__WHAT TO PRODUCE__:
From the listing below, return each line that includes "with".

──────── RAW DATA

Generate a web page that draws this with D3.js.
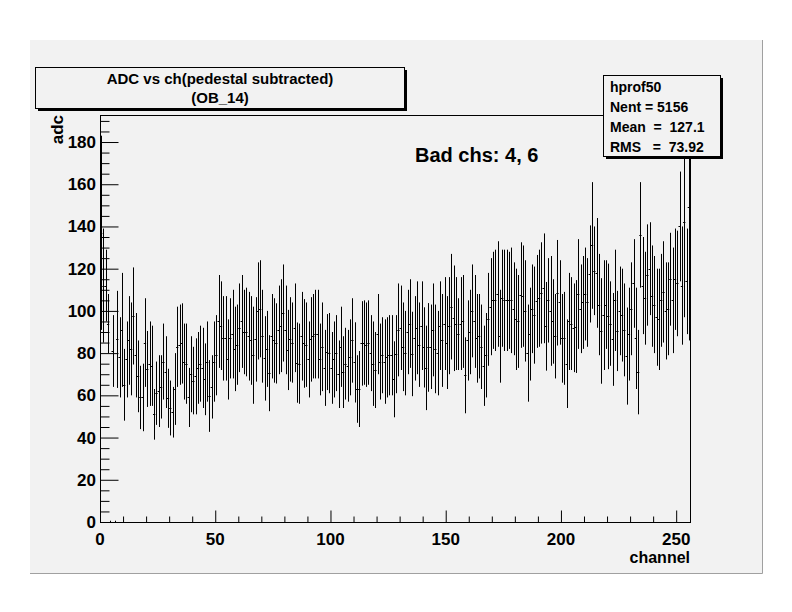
<!DOCTYPE html>
<meta charset="utf-8">
<style>
  body { margin: 0; background: #ffffff; }
  text { font-family: "Liberation Sans", Arial, sans-serif; font-weight: bold; fill: #000; }
</style>
<body>
<div id="chart"></div>
<script src="https://d3js.org/d3.v7.min.js"></script>
<script>

// profile contents: one mean and one error per channel (0..255)
var means = [
  137, 112, 112, 94, 0, 81, 0, 86.5, 78, 91,
  65, 77, 86, 82, 97.6, 79, 69, 59, 59, 85,
  72.5, 75, 74, 51, 61, 62, 64, 76, 71, 58.6,
  54, 52, 63, 83, 84, 84.6, 76, 75, 59, 70,
  67, 69, 73, 75, 73, 67.6, 76, 59.7, 64, 76,
  79, 95, 93, 87, 87, 77, 87, 89, 82, 84,
  92, 95, 90, 90, 88, 86, 79, 86.5, 100, 101,
  88, 77.5, 82, 70.5, 88, 86, 84.6, 91, 93, 99,
  91, 81.5, 86.5, 85, 92, 75.5, 75, 88, 84.6, 84,
  77, 86.5, 88, 89, 89, 77, 83, 73, 80.5, 80,
  73, 77, 80, 70, 83, 71, 75, 74, 78, 86,
  75.6, 63, 63, 84.6, 85, 84, 85, 80, 75, 72,
  89, 76, 79, 76, 78, 79, 79, 67.6, 79.5, 91,
  92, 83, 80, 90, 94, 79.6, 87, 92, 84, 93,
  82.7, 73, 82.7, 83, 91, 82, 80, 93, 86, 94,
  85, 93, 102, 96.5, 94, 89, 94, 95, 69.5, 86,
  90, 100, 95, 87, 88, 83, 74, 79, 96, 102,
  105, 105, 108, 88, 106, 105, 105, 105, 105, 101,
  96, 95, 107.5, 107, 100, 80, 89, 101, 98, 104.5,
  106, 108.5, 110.7, 92.7, 105, 100, 95, 88, 108.6, 104,
  87, 87, 75, 95, 94, 92, 92.6, 108, 101, 104,
  108, 104, 117.5, 131, 119, 118, 103, 90.5, 98, 103,
  97.4, 94, 86.5, 105, 90.5, 100, 98, 91, 78.6, 89,
  101, 113, 87, 71, 136, 112, 106, 117, 120, 107,
  103, 97, 96, 105, 109, 100, 101, 115, 105, 115,
  113, 140, 112, 142, 114, 149
];
var errs = [
  46, 27, 17, 14, 0.6, 17, 0.6, 23, 19, 27,
  17, 18, 21, 22, 23, 20, 17, 15, 16, 21,
  18, 20, 19, 12, 15, 17, 15, 18, 17, 14,
  13, 12, 17, 19, 19, 19, 18, 19, 14, 18,
  16, 18, 17, 18, 19, 17, 19, 17, 15, 19,
  19, 22, 21, 20, 20, 19, 19, 21, 20, 19,
  21, 22, 20, 21, 21, 21, 23, 20, 23, 23,
  22, 20, 18, 18, 20, 20, 19, 21, 22, 23,
  21, 19, 20, 19, 21, 19, 19, 21, 21, 20,
  18, 20, 20, 21, 21, 17, 21, 18, 18, 19,
  17, 18, 18, 16, 19, 17, 17, 17, 18, 20,
  19, 16, 18, 20, 20, 20, 20, 18, 20, 18,
  19, 18, 18, 20, 19, 19, 19, 18, 18.5, 22,
  20, 21, 20, 20, 21, 20, 20, 22, 20, 21,
  19, 20, 21, 20, 22, 21, 20, 21, 22, 22,
  22, 23, 25, 25, 22, 17, 22, 22, 18, 19,
  20, 22, 22, 21, 20, 20, 19, 20, 22, 23,
  23, 24, 25, 22, 23, 24, 24, 23, 25, 22,
  24, 22, 25, 24, 24, 23, 22, 21, 23, 22,
  23, 24, 26, 21, 20, 26, 20, 20, 25, 20,
  21, 22, 21, 23, 22, 21, 22, 26, 21, 22,
  22, 21, 23, 30, 21, 26, 24, 25, 26, 21,
  25, 20, 22, 24, 19, 21, 22, 22, 23, 22,
  22, 21, 24, 20, 25, 23, 22, 24, 22, 24,
  23, 23, 24, 22, 24, 23, 22, 22, 25, 24,
  25, 26, 28, 45, 25, 63
];
var xTicks = [0, 50, 100, 150, 200, 250];
var yTicks = [0, 20, 40, 60, 80, 100, 120, 140, 160, 180];
var titleLines = ["ADC vs ch(pedestal subtracted)", "(OB_14)"];
var statsLines = ["hprof50", "Nent = 5156", "Mean  =  127.1", "RMS   =  73.92"];

var W = 792, H = 612;
var padColor = "#f2f2f2";
var frame = {left: 100, right: 690, top: 115, bottom: 522};

var x = d3.scaleLinear().domain([0, 256]).range([frame.left, frame.right]);
var y = d3.scaleLinear().domain([0, 192.8]).range([frame.bottom, frame.top]);

var svg = d3.select("#chart").append("svg")
    .attr("width", W)
    .attr("height", H);

// pad with 3d border
svg.append("rect").attr("x", 30).attr("y", 40).attr("width", 732).attr("height", 533)
    .attr("fill", padColor);
svg.append("path").attr("d", "M30,573.5H762.5V40")
    .attr("fill", "none").attr("stroke", "#a0a0a0").attr("stroke-width", 1);

svg.append("defs").append("clipPath").attr("id", "clip-frame")
  .append("rect")
    .attr("x", frame.left).attr("y", frame.top)
    .attr("width", frame.right - frame.left)
    .attr("height", frame.bottom - frame.top);

// profile points
var data = means.map(function(m, i) { return {ch: i, mean: m, err: errs[i]}; });
var pts = svg.append("g").attr("clip-path", "url(#clip-frame)")
    .attr("stroke", "#000").attr("stroke-width", 1).attr("fill", "none");

pts.selectAll(".ebar")
    .data(data)
  .enter().append("line")
    .attr("class", "ebar")
    .attr("x1", function(d) { return Math.round(x(d.ch + 0.5)) + 0.5; })
    .attr("x2", function(d) { return Math.round(x(d.ch + 0.5)) + 0.5; })
    .attr("y1", function(d) { return y(d.mean + d.err); })
    .attr("y2", function(d) { return y(d.mean - d.err); });

pts.selectAll(".hbar")
    .data(data)
  .enter().append("line")
    .attr("class", "hbar")
    .attr("x1", function(d) { return x(d.ch); })
    .attr("x2", function(d) { return x(d.ch + 1); })
    .attr("y1", function(d) { return Math.round(y(d.mean)) + 0.5; })
    .attr("y2", function(d) { return Math.round(y(d.mean)) + 0.5; });

// frame
svg.append("rect")
    .attr("x", frame.left + 0.5).attr("y", frame.top + 0.5)
    .attr("width", frame.right - frame.left)
    .attr("height", frame.bottom - frame.top)
    .attr("fill", "none").attr("stroke", "#000");

// y axis ticks (inside the frame)
var yAxis = d3.axisRight(y)
    .tickValues(d3.range(0, 193, 5))
    .tickSize(0).tickFormat("");
var ya = svg.append("g").attr("transform", "translate(" + (frame.left + 0.5) + ",0)").call(yAxis);
ya.select(".domain").remove();
ya.selectAll(".tick line")
    .attr("stroke", "#000")
    .attr("x2", function(d) { return d % 20 === 0 ? 18 : 9; });

svg.append("g").selectAll("text")
    .data(yTicks)
  .enter().append("text")
    .attr("x", 96)
    .attr("y", function(d) { return y(d) + 6; })
    .attr("text-anchor", "end")
    .style("font-size", "17px")
    .text(function(d) { return d; });

// x axis ticks (inside the frame)
var xAxis = d3.axisTop(x)
    .tickValues(d3.range(0, 256, 10))
    .tickSize(0).tickFormat("");
var xa = svg.append("g").attr("transform", "translate(0," + (frame.bottom + 0.5) + ")").call(xAxis);
xa.select(".domain").remove();
xa.selectAll(".tick line")
    .attr("stroke", "#000")
    .attr("y2", function(d) { return d % 50 === 0 ? -12 : -6; });

svg.append("g").selectAll("text")
    .data(xTicks)
  .enter().append("text")
    .attr("x", function(d) { return x(d); })
    .attr("y", 545)
    .attr("text-anchor", "middle")
    .style("font-size", "17px")
    .text(function(d) { return d; });

// axis titles
svg.append("text")
    .attr("x", 690).attr("y", 563)
    .attr("text-anchor", "end")
    .style("font-size", "16px")
    .text("channel");

svg.append("text")
    .attr("transform", "translate(63,115) rotate(-90)")
    .attr("text-anchor", "end")
    .style("font-size", "17px")
    .text("adc");

// boxes with a shadow on the right and bottom
function box(x0, y0, w, h) {
  svg.append("rect").attr("x", x0 + 3).attr("y", y0 + 3).attr("width", w).attr("height", h)
      .attr("fill", "#000");
  svg.append("rect").attr("x", x0 + 0.5).attr("y", y0 + 0.5).attr("width", w).attr("height", h)
      .attr("fill", padColor).attr("stroke", "#000");
}

// title box
box(35, 67, 369, 41);
svg.append("g").selectAll("text")
    .data(titleLines)
  .enter().append("text")
    .attr("x", 220)
    .attr("y", function(d, i) { return 84 + i * 19; })
    .attr("text-anchor", "middle")
    .style("font-size", "15px")
    .text(function(d) { return d; });

// stats box
box(603, 75, 117, 81);
svg.append("g").selectAll("text")
    .data(statsLines)
  .enter().append("text")
    .attr("x", 610)
    .attr("y", function(d, i) { return 92 + i * 20; })
    .style("font-size", "14px")
    .style("white-space", "pre")
    .attr("xml:space", "preserve")
    .text(function(d) { return d; });

// annotation
svg.append("text")
    .attr("x", 415).attr("y", 162)
    .style("font-size", "20px")
    .text("Bad chs: 4, 6");

</script>
</body>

────────────────

__EXERCISE SOLUTION__:
Generate a web page that draws this with D3.js.
// pad with 3d border
// boxes with a shadow on the right and bottom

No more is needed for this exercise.